When is a 'cluster' a real cluster?

6 cyclists were killed in London in a 2 week period between 5th and 13th November 2013. Should we be surprised that this happens at some point in recent history?

In a paper in Significance, Aberdein and Spiegelhalter show that it is reasonable to assume that, over an 8 year period between 2005 and 2012, cycle deaths in London occurred as as a 'Poisson process', and that the expected number of deaths in any 2-week period is 108/208 = 0.57, which we shall denote by $m$. This means that the probability of exactly $x$ deaths in a single 2-week period has a Poisson form
$$ f_x = \frac{e^{-m} m^x}{x!},$$
and cumulative distribution function
$$ F_x = \sum_{i=0}^{i=x} \frac{e^{-m} m^i}{i!}.$$

Setting $m=108/208=0.57$, this means that the probability of getting at least 6 deaths in a particular 2-week period = $ 1- F_5 = 0.00003$, or 1-in-35,000. If we consider the whole 8 years, there are 208 disjoint 2-week periods, and so the chance of seeing at least 6 deaths in at least one of these periods = 1 - (the chance of seeing 5 or fewer in all 208 periods) = $ 1 - F_5^{208} = 0.006$, or 1-in-168.

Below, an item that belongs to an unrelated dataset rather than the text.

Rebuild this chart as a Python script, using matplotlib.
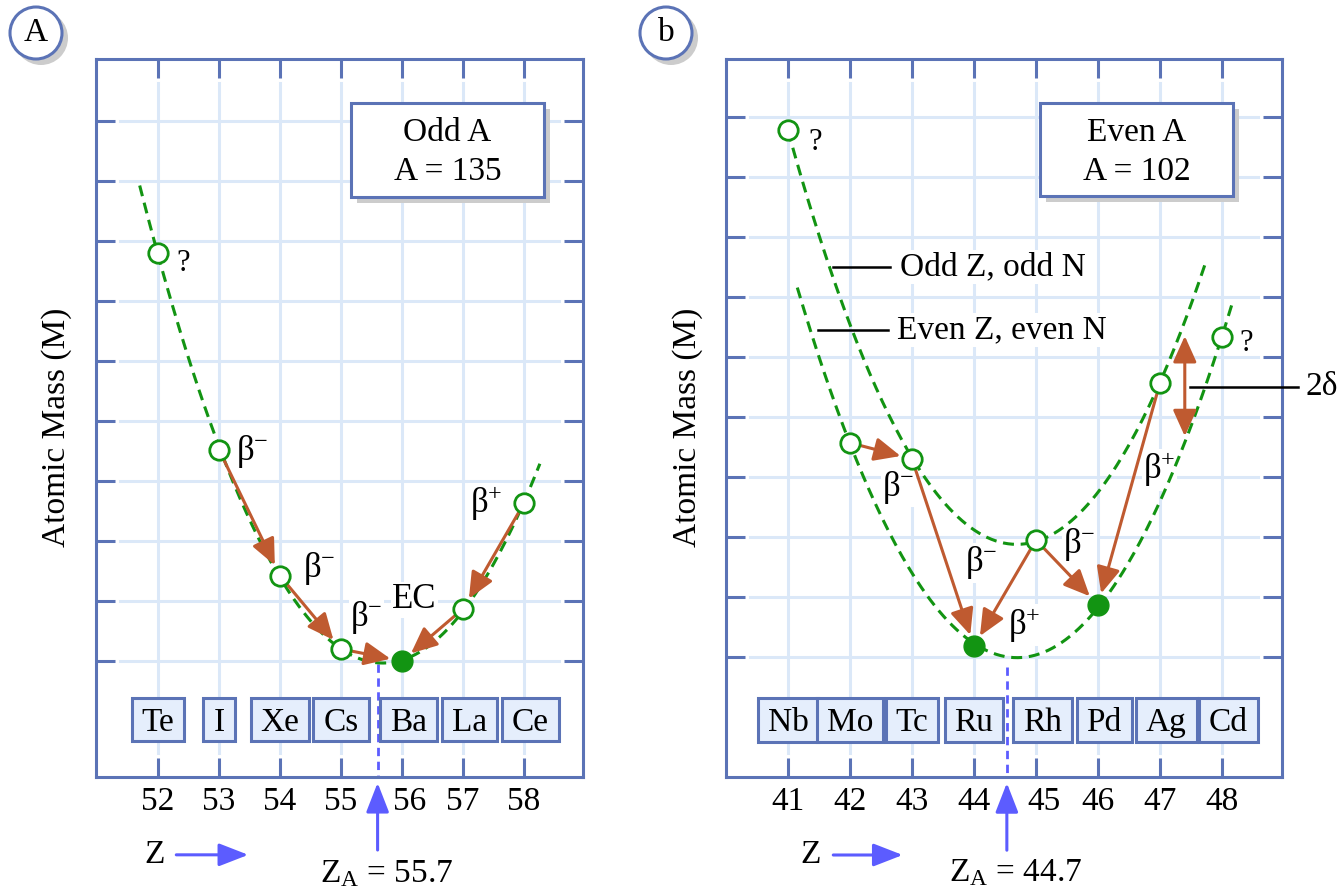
import numpy as np
import matplotlib.pyplot as plt
import matplotlib.transforms as mtransforms
from matplotlib.patches import Rectangle, Ellipse

plt.rcParams['font.family'] = ['Liberation Serif', 'DejaVu Serif']
plt.rcParams['mathtext.fontset'] = 'custom'
plt.rcParams['mathtext.rm'] = 'Liberation Serif'
plt.rcParams['mathtext.it'] = 'Liberation Serif:italic'
plt.rcParams['font.size'] = 24

# ---------------- panel A : odd A = 135 ----------------
odd_Z = [52, 53, 54, 55, 56, 57, 58]
odd_sym = ['Te', 'I', 'Xe', 'Cs', 'Ba', 'La', 'Ce']
odd_M = [6.80, 3.52, 1.42, 0.20, 0.00, 0.87, 2.63]
odd_stable = [56]
odd_range = [51.70, 58.26]
odd_decays = [(53, 54), (54, 55), (55, 56), (57, 56), (58, 57)]
odd_labels = [('β$^{-}$', 53.28, 3.50), ('β$^{-}$', 54.38, 1.55),
              ('β$^{-}$', 55.15, 0.72), ('EC', 55.84, 1.02), ('β$^{+}$', 57.11, 2.62)]
odd_ZA = 55.6
odd_ZA_text = 'Z$_\\mathrm{A}$ = 55.7'

# ---------------- panel b : even A = 102 ----------------
even_Z = [41, 42, 43, 44, 45, 46, 47, 48]
even_sym = ['Nb', 'Mo', 'Tc', 'Ru', 'Rh', 'Pd', 'Ag', 'Cd']
even_M = [8.78, 3.57, 3.30, 0.18, 1.95, 0.87, 4.57, 5.33]
even_stable = [44, 46]
oo_range = [41.00, 47.73]   # odd Z, odd N branch
ee_range = [41.15, 48.16]   # even Z, even N branch
even_decays = [(42, 43), (43, 44), (45, 44), (45, 46), (47, 46)]
even_labels = [('β$^{-}$', 42.52, 2.83), ('β$^{-}$', 43.85, 1.57),
               ('β$^{+}$', 44.55, 0.53), ('β$^{-}$', 45.44, 1.87), ('β$^{+}$', 46.73, 3.12)]
even_ZA = 44.53
even_ZA_text = 'Z$_\\mathrm{A}$ = 44.7'
delta_Z = 47.4
delta_M = [3.68, 5.35]

frame_c = '#5b73b6'
grid_c = '#dbe8f8'
green = '#129412'
arrow_c = '#bf5a30'
blue = '#5c5cff'
box_fill = '#e5eefc'

W, H = 1344, 892
fig = plt.figure(figsize=(W / 100, H / 100), dpi=100)


def make_axes(left, right, top, bottom, xlim, ylim, zticks, za):
    ax = fig.add_axes([left / W, 1 - bottom / H, (right - left) / W, (bottom - top) / H])
    ax.set_xlim(xlim)
    ax.set_ylim(ylim)
    ax.set_xticks(zticks)
    ax.set_yticks(range(10))
    ax.tick_params(direction='in', length=13.5, width=2.2, color=frame_c, top=True, right=True,
                   labelleft=False, labelsize=24, pad=7)
    for s in ax.spines.values():
        s.set_color(frame_c)
        s.set_linewidth(2.2)
    # nudge the tick label just right of Z_A away from the arrow
    for z, lab in zip(zticks, ax.get_xticklabels()):
        if za < z < za + 1:
            lab.set_transform(lab.get_transform() +
                              mtransforms.ScaledTranslation(8 / 100, 0, fig.dpi_scale_trans))
    fx, fy = 24 / (right - left), 24 / (bottom - top)
    for z in zticks:
        ax.plot([z, z], [fy, 1 - fy], transform=ax.get_xaxis_transform(), color=grid_c, lw=2.2, zorder=0.5)
    for m in range(10):
        ax.plot([fx, 1 - fx], [m, m], transform=ax.get_yaxis_transform(), color=grid_c, lw=2.2, zorder=0.5)
    return ax


ax1 = make_axes(96, 583, 59, 777, (50.984, 58.967), (-1.933, 10.033), odd_Z, odd_ZA)
ax2 = make_axes(726, 1282, 59, 777, (40.0, 48.968), (-2.0, 9.967), even_Z, even_ZA)


def curve(ax, zs, ms, zrange):
    c = np.polyfit(zs, ms, 2)
    zz = np.linspace(zrange[0], zrange[1], 200)
    ax.plot(zz, np.polyval(c, zz), color=green, lw=2.2, ls=(0, (3.6, 2.2)), zorder=3)


def markers(ax, zs, ms, stable):
    for z, m in zip(zs, ms):
        if z in stable:
            ax.plot(z, m, 'o', ms=15, color=green, zorder=5)
        else:
            ax.plot(z, m, 'o', ms=14, mfc='white', mec=green, mew=2, zorder=5)


def decays(ax, zs, ms, pairs):
    mass = dict(zip(zs, ms))
    for a, b in pairs:
        ax.annotate('', xy=(b, mass[b]), xytext=(a, mass[a]),
                    arrowprops=dict(arrowstyle='-|>,head_length=0.8,head_width=0.36', mutation_scale=20,
                                    color=arrow_c, lw=2.2, shrinkA=8, shrinkB=8.5), zorder=4)


def labels(ax, items):
    for txt, x, y in items:
        ax.text(x, y, txt, ha='left', va='center', fontsize=25, zorder=2,
                bbox=dict(fc='white', ec='none', pad=1))


def element_boxes(ax, zs, syms, za, y_mid, px_per_z):
    r = fig.canvas.get_renderer()
    for z, s in zip(zs, syms):
        x = z + 0.1 if z > za else z
        t = ax.text(x, y_mid - 0.19, s, ha='center', va='baseline', fontsize=24, zorder=7)
        w = t.get_window_extent(renderer=r).width
        bw = (w + 20) / px_per_z
        ax.add_patch(Rectangle((x - bw / 2, y_mid - 0.36), bw, 0.72, fc=box_fill, ec=frame_c,
                               lw=2.2, zorder=6))


def info_box(ax, left, right, top, bottom, axl, axr, line1, line2):
    aw, ah = axr - axl, 777 - 59
    x0, x1 = (left - axl) / aw, (right - axl) / aw
    y0, y1 = (777 - bottom) / ah, (777 - top) / ah
    sx, sy = 6 / aw, 6 / ah
    ax.add_patch(Rectangle((x0 + sx, y0 - sy), x1 - x0, y1 - y0, transform=ax.transAxes,
                           fc='#cccccc', ec='none', zorder=5.5))
    ax.add_patch(Rectangle((x0, y0), x1 - x0, y1 - y0, transform=ax.transAxes,
                           fc='white', ec=frame_c, lw=2.2, zorder=6))
    xm = (x0 + x1) / 2
    ax.text(xm, (777 - 133) / ah, line1, transform=ax.transAxes, ha='center', va='center', fontsize=24, zorder=7)
    ax.text(xm, (777 - 172) / ah, line2, transform=ax.transAxes, ha='center', va='center', fontsize=24, zorder=7)


def za_marker(ax, za, y_start, ytip, ytail, txt, txt_x, txt_y):
    ax.plot([za, za], [y_start, ax.get_ylim()[0]], color=blue, lw=2, ls=(0, (3, 2)), zorder=1)
    ax.annotate('', xy=(za, ytip), xytext=(za, ytail), annotation_clip=False,
                arrowprops=dict(arrowstyle='-|>,head_length=0.9,head_width=0.35', mutation_scale=20,
                                color=blue, lw=2.2, shrinkA=0, shrinkB=0))
    ax.text(txt_x, txt_y, txt, ha='center', va='center', fontsize=24, clip_on=False)


def z_arrow(ax, zx, y, x0, x1):
    ax.text(zx, y, 'Z', ha='center', va='center', fontsize=24, clip_on=False)
    ax.annotate('', xy=(x1, y), xytext=(x0, y), annotation_clip=False,
                arrowprops=dict(arrowstyle='-|>,head_length=0.9,head_width=0.35', mutation_scale=20,
                                color=blue, lw=2.2, shrinkA=0, shrinkB=0))


# panel A
curve(ax1, odd_Z, odd_M, odd_range)
markers(ax1, odd_Z, odd_M, odd_stable)
decays(ax1, odd_Z, odd_M, odd_decays)
labels(ax1, odd_labels)
ax1.text(52.41, 6.62, '?', ha='center', va='center', fontsize=22, zorder=2)
element_boxes(ax1, odd_Z, odd_sym, odd_ZA, -0.98, 61)
info_box(ax1, 351, 544, 103, 197, 96, 583, 'Odd A', 'A = 135')
za_marker(ax1, odd_ZA, -0.05, -2.03, -3.15, odd_ZA_text, 55.75, -3.55)
z_arrow(ax1, 51.95, -3.23, 52.30, 53.48)

# panel b
oo = [(z, m) for z, m in zip(even_Z, even_M) if z % 2 == 1]
ee = [(z, m) for z, m in zip(even_Z, even_M) if z % 2 == 0]
curve(ax2, [p[0] for p in oo], [p[1] for p in oo], oo_range)
curve(ax2, [p[0] for p in ee], [p[1] for p in ee], ee_range)
markers(ax2, even_Z, even_M, even_stable)
decays(ax2, even_Z, even_M, even_decays)
labels(ax2, even_labels)
ax2.text(41.44, 8.57, '?', ha='center', va='center', fontsize=22, zorder=2)
ax2.text(48.39, 5.23, '?', ha='center', va='center', fontsize=22, zorder=2)
ax2.plot([41.73, 42.65], [6.5, 6.5], color='black', lw=1.8, zorder=2)
ax2.text(42.81, 6.5, 'Odd Z, odd N', ha='left', va='center', fontsize=24, zorder=2,
         bbox=dict(fc='white', ec='none', pad=1))
ax2.plot([41.48, 42.61], [5.45, 5.45], color='black', lw=1.8, zorder=2)
ax2.text(42.76, 5.45, 'Even Z, even N', ha='left', va='center', fontsize=24, zorder=2,
         bbox=dict(fc='white', ec='none', pad=1))
ax2.annotate('', xy=(delta_Z, delta_M[1]), xytext=(delta_Z, delta_M[0]),
             arrowprops=dict(arrowstyle='<|-|>,head_length=0.8,head_width=0.36', mutation_scale=20,
                             color=arrow_c, lw=2.2, shrinkA=0, shrinkB=0), zorder=4)
ax2.plot([47.48, 49.23], [4.5, 4.5], color='black', lw=1.8, zorder=4, clip_on=False)
ax2.text(49.34, 4.5, '2δ', ha='left', va='center', fontsize=24, clip_on=False)
element_boxes(ax2, even_Z, even_sym, even_ZA, -1.05, 62)
info_box(ax2, 1040, 1233, 103, 196, 726, 1282, 'Even A', 'A = 102')
za_marker(ax2, even_ZA, -0.17, -2.1, -3.22, even_ZA_text, 44.68, -3.6)
z_arrow(ax2, 41.37, -3.3, 41.73, 42.85)

# y labels
for xp in (57, 688):
    fig.text(xp / W, 1 - 427 / H, 'Atomic Mass (M)', rotation=90, ha='center', va='center', fontsize=24)

# panel letters
for cx, letter in ((36, 'A'), (666, 'b')):
    fig.add_artist(Ellipse(((cx + 5) / W, 1 - (33 + 5) / H), 54 / W, 54 / H, transform=fig.transFigure,
                           fc='#cccccc', ec='none'))
    fig.add_artist(Ellipse((cx / W, 1 - 33 / H), 52 / W, 52 / H, transform=fig.transFigure,
                           fc='white', ec=frame_c, lw=2.2))
    fig.text(cx / W, 1 - 33 / H, letter, ha='center', va='center', fontsize=24)

fig.savefig('out.png', dpi=100)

However we need to know the chance of getting 6 deaths in any moving window of 2-weeks, and this requires the use of so-called 'scan statistics'. The exact distribution theory is extremely tricky, but fortunately Naus (1982) has provided some useful accurate approximations.

Let $X$ be the maximum count in any moving window, where the number of occurrences within each window has a Poisson($m$) distribution, and the overall length of time of interest comprises $L$ disjoint windows - in our case $m = 0.6$ and $L=208$. Let $P_n(L) = P(X$ less than $n |L)$ be the probability of $X$ being less than $n$ given $L$. Naus shows the following exact identities (assuming $F(i) = 0$ if $i$ less than $0$).
$$ P_n(2) = F^2_{n-1} - (n-1)f_nf_{n-2} - (n-1-m)f_nF_{n-3}$$$

$$ P_n(3) = F^3_{n-1} -A_1 + A_2 +A_3-A_4, $$
where
\begin{eqnarray*}
A_1 & = & 2 f_n F_{n-1} ((n-1) F_{n-2} - m F_{n-3}) \\
A_2 & = &0.5 f^2_n ((n-1) (n-2) F_{n-3} - 2 (n-2) m F_{n-4} + m^2 F_{n-5}) \\
A_3 & = &\sum_{i=1}^{n-1} f_{2*n-i} F^2_{i-1} \\
A_4 & = & \sum_{i=1}^{n-2} f_{2*n-i} f_i ((i-1) F_{i-2} - mF_{i-3})
\end{eqnarray*}

In the case of the cyclists we find $P_6(2) = 0.99983 , P_6(3) = 0.99971 $, and so the probability of getting at least 6 deaths in any 2-week window over 4 weeks ($L=2$) is $1 - P_6(2) = 0.00017 $, while the probability of at least 6 deaths in any 2-week window over 6 weeks ($L=3$) is $1 - P_6(3) = 0.00029 $.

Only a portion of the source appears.